**Stated exercise**
Write out the listing below exactly, and omit any images you find in it.

**Data lines**

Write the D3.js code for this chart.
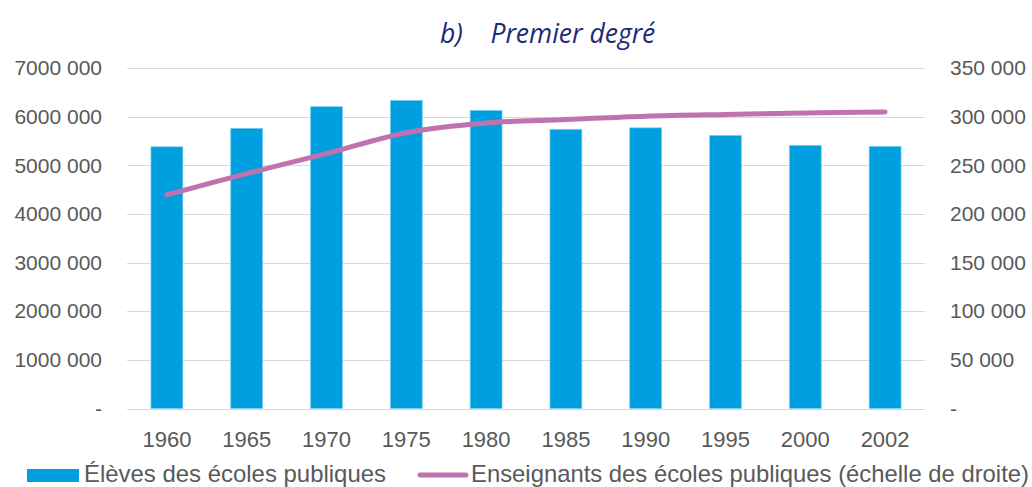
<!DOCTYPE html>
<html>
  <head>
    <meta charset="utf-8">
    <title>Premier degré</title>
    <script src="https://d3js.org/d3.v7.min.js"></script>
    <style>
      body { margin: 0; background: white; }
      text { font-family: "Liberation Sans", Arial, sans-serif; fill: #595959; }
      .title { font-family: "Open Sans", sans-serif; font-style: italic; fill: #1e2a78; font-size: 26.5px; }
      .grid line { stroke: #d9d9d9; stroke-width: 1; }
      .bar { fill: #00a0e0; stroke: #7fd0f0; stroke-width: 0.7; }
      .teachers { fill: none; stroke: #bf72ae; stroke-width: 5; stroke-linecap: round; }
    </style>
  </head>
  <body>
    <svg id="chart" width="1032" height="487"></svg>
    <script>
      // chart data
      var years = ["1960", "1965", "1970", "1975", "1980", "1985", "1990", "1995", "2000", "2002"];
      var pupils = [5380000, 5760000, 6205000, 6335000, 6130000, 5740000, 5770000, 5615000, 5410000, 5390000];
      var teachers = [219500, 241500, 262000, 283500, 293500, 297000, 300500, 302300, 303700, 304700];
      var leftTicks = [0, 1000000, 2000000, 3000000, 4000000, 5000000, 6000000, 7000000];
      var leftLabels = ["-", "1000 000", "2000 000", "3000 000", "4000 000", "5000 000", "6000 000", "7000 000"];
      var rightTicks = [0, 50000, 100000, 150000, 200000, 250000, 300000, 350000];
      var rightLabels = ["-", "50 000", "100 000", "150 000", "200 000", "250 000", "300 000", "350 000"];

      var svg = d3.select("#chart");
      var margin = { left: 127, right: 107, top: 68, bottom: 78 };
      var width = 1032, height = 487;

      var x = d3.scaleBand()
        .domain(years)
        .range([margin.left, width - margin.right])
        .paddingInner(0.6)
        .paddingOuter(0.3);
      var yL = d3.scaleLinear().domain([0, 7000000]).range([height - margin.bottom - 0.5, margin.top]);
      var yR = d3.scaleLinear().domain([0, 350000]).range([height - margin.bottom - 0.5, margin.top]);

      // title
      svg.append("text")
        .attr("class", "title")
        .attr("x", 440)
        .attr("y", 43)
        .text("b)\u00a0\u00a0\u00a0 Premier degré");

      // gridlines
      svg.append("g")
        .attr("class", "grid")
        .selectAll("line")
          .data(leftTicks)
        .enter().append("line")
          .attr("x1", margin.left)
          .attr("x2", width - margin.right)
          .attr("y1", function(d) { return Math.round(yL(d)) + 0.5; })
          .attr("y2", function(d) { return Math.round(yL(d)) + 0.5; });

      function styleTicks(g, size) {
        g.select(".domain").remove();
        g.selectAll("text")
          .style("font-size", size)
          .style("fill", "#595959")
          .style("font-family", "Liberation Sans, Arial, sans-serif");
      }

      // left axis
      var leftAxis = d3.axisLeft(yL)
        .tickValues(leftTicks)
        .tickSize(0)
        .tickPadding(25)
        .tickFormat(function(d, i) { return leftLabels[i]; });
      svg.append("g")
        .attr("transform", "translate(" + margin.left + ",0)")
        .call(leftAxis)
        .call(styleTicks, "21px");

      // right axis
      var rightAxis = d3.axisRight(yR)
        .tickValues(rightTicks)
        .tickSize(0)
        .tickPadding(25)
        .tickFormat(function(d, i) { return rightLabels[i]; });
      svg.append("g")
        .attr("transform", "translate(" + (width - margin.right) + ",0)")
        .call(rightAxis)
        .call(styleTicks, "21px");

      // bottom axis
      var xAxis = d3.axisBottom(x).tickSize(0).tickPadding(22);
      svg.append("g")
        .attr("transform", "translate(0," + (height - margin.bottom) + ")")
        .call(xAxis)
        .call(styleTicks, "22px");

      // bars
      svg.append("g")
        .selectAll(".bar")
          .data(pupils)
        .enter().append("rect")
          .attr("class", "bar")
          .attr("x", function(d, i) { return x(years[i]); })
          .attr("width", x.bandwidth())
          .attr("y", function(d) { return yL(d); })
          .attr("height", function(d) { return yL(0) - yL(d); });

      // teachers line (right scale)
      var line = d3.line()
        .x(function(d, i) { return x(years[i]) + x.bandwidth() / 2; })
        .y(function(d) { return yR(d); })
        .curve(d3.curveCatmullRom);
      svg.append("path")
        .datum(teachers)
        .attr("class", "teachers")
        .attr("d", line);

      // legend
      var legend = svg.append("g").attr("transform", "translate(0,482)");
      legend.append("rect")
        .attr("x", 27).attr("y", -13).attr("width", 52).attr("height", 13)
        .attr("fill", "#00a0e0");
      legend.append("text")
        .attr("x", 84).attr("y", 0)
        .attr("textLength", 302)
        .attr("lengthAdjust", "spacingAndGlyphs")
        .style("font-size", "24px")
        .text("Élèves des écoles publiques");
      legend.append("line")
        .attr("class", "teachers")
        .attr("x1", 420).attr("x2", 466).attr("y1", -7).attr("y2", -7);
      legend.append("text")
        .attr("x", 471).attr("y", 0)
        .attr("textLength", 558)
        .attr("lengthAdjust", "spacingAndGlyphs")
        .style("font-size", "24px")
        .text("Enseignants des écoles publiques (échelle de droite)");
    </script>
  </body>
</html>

**Solution**
Write the D3.js code for this chart.
<!DOCTYPE html>
<html>
  <head>
    <meta charset="utf-8">
    <title>Premier degré</title>
    <script src="https://d3js.org/d3.v7.min.js"></script>
    <style>
      body { margin: 0; background: white; }
      text { font-family: "Liberation Sans", Arial, sans-serif; fill: #595959; }
      .title { font-family: "Open Sans", sans-serif; font-style: italic; fill: #1e2a78; font-size: 26.5px; }
      .grid line { stroke: #d9d9d9; stroke-width: 1; }
      .bar { fill: #00a0e0; stroke: #7fd0f0; stroke-width: 0.7; }
      .teachers { fill: none; stroke: #bf72ae; stroke-width: 5; stroke-linecap: round; }
    </style>
  </head>
  <body>
    <svg id="chart" width="1032" height="487"></svg>
    <script>
      // chart data
      var years = ["1960", "1965", "1970", "1975", "1980", "1985", "1990", "1995", "2000", "2002"];
      var pupils = [5380000, 5760000, 6205000, 6335000, 6130000, 5740000, 5770000, 5615000, 5410000, 5390000];
      var teachers = [219500, 241500, 262000, 283500, 293500, 297000, 300500, 302300, 303700, 304700];
      var leftTicks = [0, 1000000, 2000000, 3000000, 4000000, 5000000, 6000000, 7000000];
      var leftLabels = ["-", "1000 000", "2000 000", "3000 000", "4000 000", "5000 000", "6000 000", "7000 000"];
      var rightTicks = [0, 50000, 100000, 150000, 200000, 250000, 300000, 350000];
      var rightLabels = ["-", "50 000", "100 000", "150 000", "200 000", "250 000", "300 000", "350 000"];

      var svg = d3.select("#chart");
      var margin = { left: 127, right: 107, top: 68, bottom: 78 };
      var width = 1032, height = 487;

      var x = d3.scaleBand()
        .domain(years)
        .range([margin.left, width - margin.right])
        .paddingInner(0.6)
        .paddingOuter(0.3);
      var yL = d3.scaleLinear().domain([0, 7000000]).range([height - margin.bottom - 0.5, margin.top]);
      var yR = d3.scaleLinear().domain([0, 350000]).range([height - margin.bottom - 0.5, margin.top]);

      // title
      svg.append("text")
        .attr("class", "title")
        .attr("x", 440)
        .attr("y", 43)
        .text("b)\u00a0\u00a0\u00a0 Premier degré");

      // gridlines
      svg.append("g")
        .attr("class", "grid")
        .selectAll("line")
          .data(leftTicks)
        .enter().append("line")
          .attr("x1", margin.left)
          .attr("x2", width - margin.right)
          .attr("y1", function(d) { return Math.round(yL(d)) + 0.5; })
          .attr("y2", function(d) { return Math.round(yL(d)) + 0.5; });

      function styleTicks(g, size) {
        g.select(".domain").remove();
        g.selectAll("text")
          .style("font-size", size)
          .style("fill", "#595959")
          .style("font-family", "Liberation Sans, Arial, sans-serif");
      }

      // left axis
      var leftAxis = d3.axisLeft(yL)
        .tickValues(leftTicks)
        .tickSize(0)
        .tickPadding(25)
        .tickFormat(function(d, i) { return leftLabels[i]; });
      svg.append("g")
        .attr("transform", "translate(" + margin.left + ",0)")
        .call(leftAxis)
        .call(styleTicks, "21px");

      // right axis
      var rightAxis = d3.axisRight(yR)
        .tickValues(rightTicks)
        .tickSize(0)
        .tickPadding(25)
        .tickFormat(function(d, i) { return rightLabels[i]; });
      svg.append("g")
        .attr("transform", "translate(" + (width - margin.right) + ",0)")
        .call(rightAxis)
        .call(styleTicks, "21px");

      // bottom axis
      var xAxis = d3.axisBottom(x).tickSize(0).tickPadding(22);
      svg.append("g")
        .attr("transform", "translate(0," + (height - margin.bottom) + ")")
        .call(xAxis)
        .call(styleTicks, "22px");

      // bars
      svg.append("g")
        .selectAll(".bar")
          .data(pupils)
        .enter().append("rect")
          .attr("class", "bar")
          .attr("x", function(d, i) { return x(years[i]); })
          .attr("width", x.bandwidth())
          .attr("y", function(d) { return yL(d); })
          .attr("height", function(d) { return yL(0) - yL(d); });

      // teachers line (right scale)
      var line = d3.line()
        .x(function(d, i) { return x(years[i]) + x.bandwidth() / 2; })
        .y(function(d) { return yR(d); })
        .curve(d3.curveCatmullRom);
      svg.append("path")
        .datum(teachers)
        .attr("class", "teachers")
        .attr("d", line);

      // legend
      var legend = svg.append("g").attr("transform", "translate(0,482)");
      legend.append("rect")
        .attr("x", 27).attr("y", -13).attr("width", 52).attr("height", 13)
        .attr("fill", "#00a0e0");
      legend.append("text")
        .attr("x", 84).attr("y", 0)
        .attr("textLength", 302)
        .attr("lengthAdjust", "spacingAndGlyphs")
        .style("font-size", "24px")
        .text("Élèves des écoles publiques");
      legend.append("line")
        .attr("class", "teachers")
        .attr("x1", 420).attr("x2", 466).attr("y1", -7).attr("y2", -7);
      legend.append("text")
        .attr("x", 471).attr("y", 0)
        .attr("textLength", 558)
        .attr("lengthAdjust", "spacingAndGlyphs")
        .style("font-size", "24px")
        .text("Enseignants des écoles publiques (échelle de droite)");
    </script>
  </body>
</html>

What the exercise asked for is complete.